- THE RECORDS:
######

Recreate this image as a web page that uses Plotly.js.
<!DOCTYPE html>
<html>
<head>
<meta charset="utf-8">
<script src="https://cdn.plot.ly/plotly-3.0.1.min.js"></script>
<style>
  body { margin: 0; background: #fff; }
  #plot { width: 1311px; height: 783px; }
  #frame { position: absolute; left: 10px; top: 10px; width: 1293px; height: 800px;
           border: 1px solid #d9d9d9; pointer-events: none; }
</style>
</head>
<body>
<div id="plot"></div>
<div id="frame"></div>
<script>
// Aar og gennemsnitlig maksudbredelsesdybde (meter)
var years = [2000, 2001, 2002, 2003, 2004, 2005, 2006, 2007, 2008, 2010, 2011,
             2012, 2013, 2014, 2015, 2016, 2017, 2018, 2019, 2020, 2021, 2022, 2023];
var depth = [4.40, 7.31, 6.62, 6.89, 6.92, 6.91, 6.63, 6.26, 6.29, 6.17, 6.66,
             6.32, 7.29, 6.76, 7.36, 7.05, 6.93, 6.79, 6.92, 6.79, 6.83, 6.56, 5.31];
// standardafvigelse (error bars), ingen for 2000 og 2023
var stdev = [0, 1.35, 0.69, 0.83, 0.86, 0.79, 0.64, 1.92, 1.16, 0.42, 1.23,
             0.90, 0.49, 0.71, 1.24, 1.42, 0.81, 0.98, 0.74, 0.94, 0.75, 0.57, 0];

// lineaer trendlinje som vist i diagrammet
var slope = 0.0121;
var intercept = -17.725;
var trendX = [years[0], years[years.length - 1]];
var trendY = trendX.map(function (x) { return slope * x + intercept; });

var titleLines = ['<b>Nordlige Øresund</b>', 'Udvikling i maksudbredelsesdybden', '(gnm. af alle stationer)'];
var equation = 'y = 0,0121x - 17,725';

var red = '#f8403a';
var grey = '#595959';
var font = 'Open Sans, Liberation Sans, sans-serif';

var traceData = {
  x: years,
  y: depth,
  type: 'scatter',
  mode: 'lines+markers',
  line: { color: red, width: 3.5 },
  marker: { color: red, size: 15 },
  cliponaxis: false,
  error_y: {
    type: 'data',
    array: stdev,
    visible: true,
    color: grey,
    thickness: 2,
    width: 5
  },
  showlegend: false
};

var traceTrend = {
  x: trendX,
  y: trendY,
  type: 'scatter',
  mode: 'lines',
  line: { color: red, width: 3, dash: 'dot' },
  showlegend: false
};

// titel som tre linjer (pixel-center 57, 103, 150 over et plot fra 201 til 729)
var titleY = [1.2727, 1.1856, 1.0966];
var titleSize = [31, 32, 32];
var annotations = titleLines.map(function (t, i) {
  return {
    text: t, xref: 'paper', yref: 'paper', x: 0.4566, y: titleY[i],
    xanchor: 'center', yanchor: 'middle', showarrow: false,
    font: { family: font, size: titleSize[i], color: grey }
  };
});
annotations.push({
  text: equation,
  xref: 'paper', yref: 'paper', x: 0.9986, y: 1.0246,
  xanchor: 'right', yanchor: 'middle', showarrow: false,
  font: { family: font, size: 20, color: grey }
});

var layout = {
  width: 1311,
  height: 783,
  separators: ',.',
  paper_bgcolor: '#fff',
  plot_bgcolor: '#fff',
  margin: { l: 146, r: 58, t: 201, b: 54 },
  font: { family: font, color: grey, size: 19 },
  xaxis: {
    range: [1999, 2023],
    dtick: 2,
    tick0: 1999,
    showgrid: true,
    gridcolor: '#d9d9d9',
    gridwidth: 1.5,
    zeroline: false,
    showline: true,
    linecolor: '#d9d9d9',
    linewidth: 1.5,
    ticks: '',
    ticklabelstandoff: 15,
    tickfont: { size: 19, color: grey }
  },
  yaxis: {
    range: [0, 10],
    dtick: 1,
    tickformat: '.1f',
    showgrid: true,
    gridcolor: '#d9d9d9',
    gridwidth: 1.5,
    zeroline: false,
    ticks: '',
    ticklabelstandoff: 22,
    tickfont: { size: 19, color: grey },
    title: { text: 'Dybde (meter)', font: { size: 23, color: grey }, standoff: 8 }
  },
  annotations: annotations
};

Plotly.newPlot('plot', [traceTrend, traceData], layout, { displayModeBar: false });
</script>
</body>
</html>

######

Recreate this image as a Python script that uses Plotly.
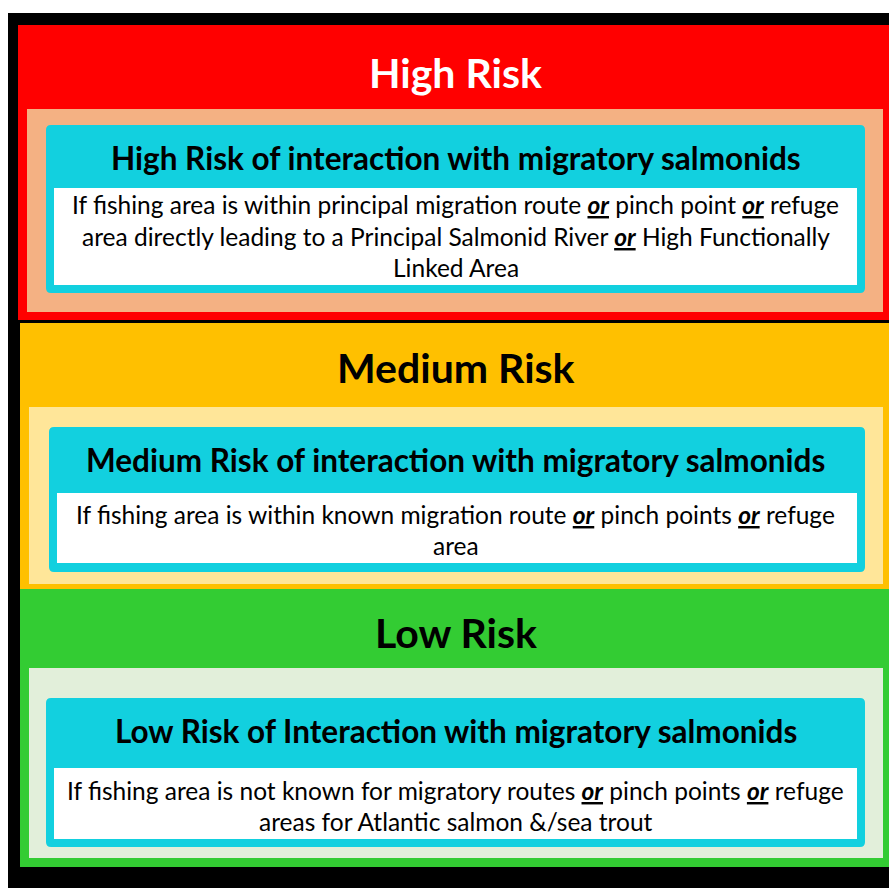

######

- TASK OBJECTIVE: Return only the part of the records above that opens with the line containing "Recreate this image as a web" and closes with the line containing "0.75, 0.57, 0];", ends included.

- TASK RESPONSE:
Recreate this image as a web page that uses Plotly.js.
<!DOCTYPE html>
<html>
<head>
<meta charset="utf-8">
<script src="https://cdn.plot.ly/plotly-3.0.1.min.js"></script>
<style>
  body { margin: 0; background: #fff; }
  #plot { width: 1311px; height: 783px; }
  #frame { position: absolute; left: 10px; top: 10px; width: 1293px; height: 800px;
           border: 1px solid #d9d9d9; pointer-events: none; }
</style>
</head>
<body>
<div id="plot"></div>
<div id="frame"></div>
<script>
// Aar og gennemsnitlig maksudbredelsesdybde (meter)
var years = [2000, 2001, 2002, 2003, 2004, 2005, 2006, 2007, 2008, 2010, 2011,
             2012, 2013, 2014, 2015, 2016, 2017, 2018, 2019, 2020, 2021, 2022, 2023];
var depth = [4.40, 7.31, 6.62, 6.89, 6.92, 6.91, 6.63, 6.26, 6.29, 6.17, 6.66,
             6.32, 7.29, 6.76, 7.36, 7.05, 6.93, 6.79, 6.92, 6.79, 6.83, 6.56, 5.31];
// standardafvigelse (error bars), ingen for 2000 og 2023
var stdev = [0, 1.35, 0.69, 0.83, 0.86, 0.79, 0.64, 1.92, 1.16, 0.42, 1.23,
             0.90, 0.49, 0.71, 1.24, 1.42, 0.81, 0.98, 0.74, 0.94, 0.75, 0.57, 0];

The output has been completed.